Public Service Commission enables CCA in New York

In a much-awaited action, the Public Service Commission this month approved the creation of Community Choice Aggregation (CCA) statewide. Since 2013, CLP has been a leading advocate for enabling CCA in New York. The breakthrough PSC Order allows municipalities to take over the utility’s role as the default supplier of energy to their residents and businesses, and develop programs that control cost, increase resiliency, reduce carbon pollution, and keep energy dollars local. As CLP’s Jen Metzger stated in a press release, “by enabling CCA, the PSC has empowered our local communities over energy decision-making in a way that can support local goals as well as the Governor’s ambitious statewide goal of 50% renewable energy by 2030.”

Now it’s time to move CCA forward in the Mid-Hudson Region! CLP has been laying the groundwork for an Ulster County CCA for more than two years, and a number of Ulster municipalities have expressed their support for CCA, including the Towns of Marbletown, New Paltz, Plattekill, Rochester, Rosendale, and Saugerties, the Village of New Paltz and the City of Kingston.  Local efforts to form a CCA are also underway in Sullivan County, led by the Sullivan Alliance for Sustainable Development, and there is strong interest in Tompkins County and Erie County, as well.  Downstate, Sustainable Highlands has been working to promote passage of municipal resolutions of support for CCA in Putnam and Orange counties.

At the state level, CLP will continue to push for three important changes that the PSC’s order does not include:  1) access to utility data on aggregated electricity usage and grid load early in the CCA planning process, to help CCAs plan effectively so our communities get the biggest bang for their energy bucks; 2) funding to help communities organize to form CCAs; and 3) enabling CCAs to administer local energy efficiency programs instead of the utility. Massachusetts and California both provide their CCAs with this authority, recognizing that the community is a more effective scale for designing energy efficiency programs than is a utility service territory.

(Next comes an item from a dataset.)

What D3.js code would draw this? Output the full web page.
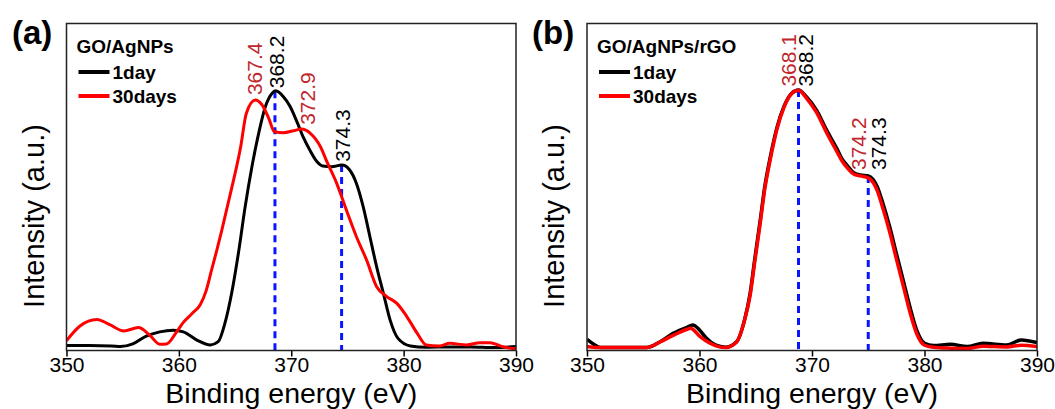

The PSC order comes on the heels of the positive results achieved by the CCA pilot program of Sustainable Westchester (SW), which is managing the program for a group of 20 cities, towns and villages.  The program recently received bids for power purchase from energy supply companies that beat out the 12-month average price from Con Edison and New York State Electric & Gas Company – including a 100% renewable option.